This bundle provides a complete deployment of the core components of the Apache Hadoop platform along with its monitoring facilities. This document describes how the components of this deployment are connected and how to connect additional services to the deployment to add functionality.
This bundle supports two ways to extend its functionality via additional charms:
by relating to the subordinate apache-hadoop-plugin
charm, or by using a
stand-alone charm connecting to HDFS and YARN via standard relations.
By connecting to the plugin charm
via the hadoop-plugin
subordinate relation, a charm will get access to a
pre-configured Apache Hadoop environment, including Java libraries and the
hdfs
command-line utility. The /etc/environment
file on the unit will
have all of the path and configuration variables defined.
The details of the interface protocol used by this relation are documented in the DEV-README.md of the plugin charm.
For example, to deploy apache-hive with this bundle, you would use:
juju quickstart apache-core-batch-processing
juju deploy cs:trusty/apache-hive
juju add-relation apache-hive plugin
This workflow has been bundled and is available as apache-analytics-sql.
If a charm does not need the Java libraries, environment config, etc., and only
needs the address information for the NameNode and ResourceManager, then it
can connect to the hdfs-master
and yarn-master services via the
namenode
and resourcemanager
relations, respectively.
The details of the interface protocols used by these relations are documented in the DEV-README.md of the respective charms.

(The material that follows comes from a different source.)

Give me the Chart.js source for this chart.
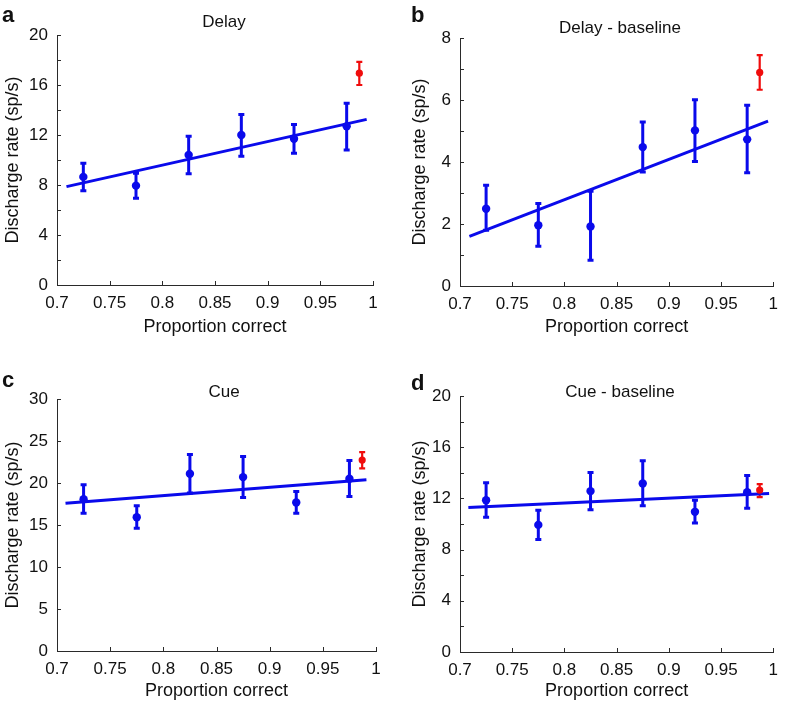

For example, to deploy apache-hue with this bundle, you would use:
juju quickstart apache-core-batch-processing
juju deploy cs:trusty/apache-hue
juju add-relation apache-hue plugin
This bundle deploys the following services: (For detailed information, including relation specifications, see each charm's DEV-README.md):
-
namenode The two units of this service provide the NameNode in an HA configuration.
-
resourcemanager This service runs the ResourceManager component.
-
slave The three units of this service run the DataNode, NodeManger, and JournalNode components.
-
plugin This subordinate provides a consolidated connection point for Apache Hadoop, and provides the Hadoop libaries and config for connected clients.
-
client This is a minimal client, which serves as a gateway node.
-
zookeeper The three units of this service provide automatic fail-over for the NameNode.
-
ganglia This service provides the UI for monitoring.
-
ganglia-node This subordinate collects system-level monitoring data from each node.
-
rsyslog-forwarder-ha This subordinate forwards logs from each node to flume-syslog.
-
flume-syslog This service collects the logs in preparation for ingesting them into HDFS.
-
flume-hdfs This service takes the logs from flume-syslog and ingests them into HDFS.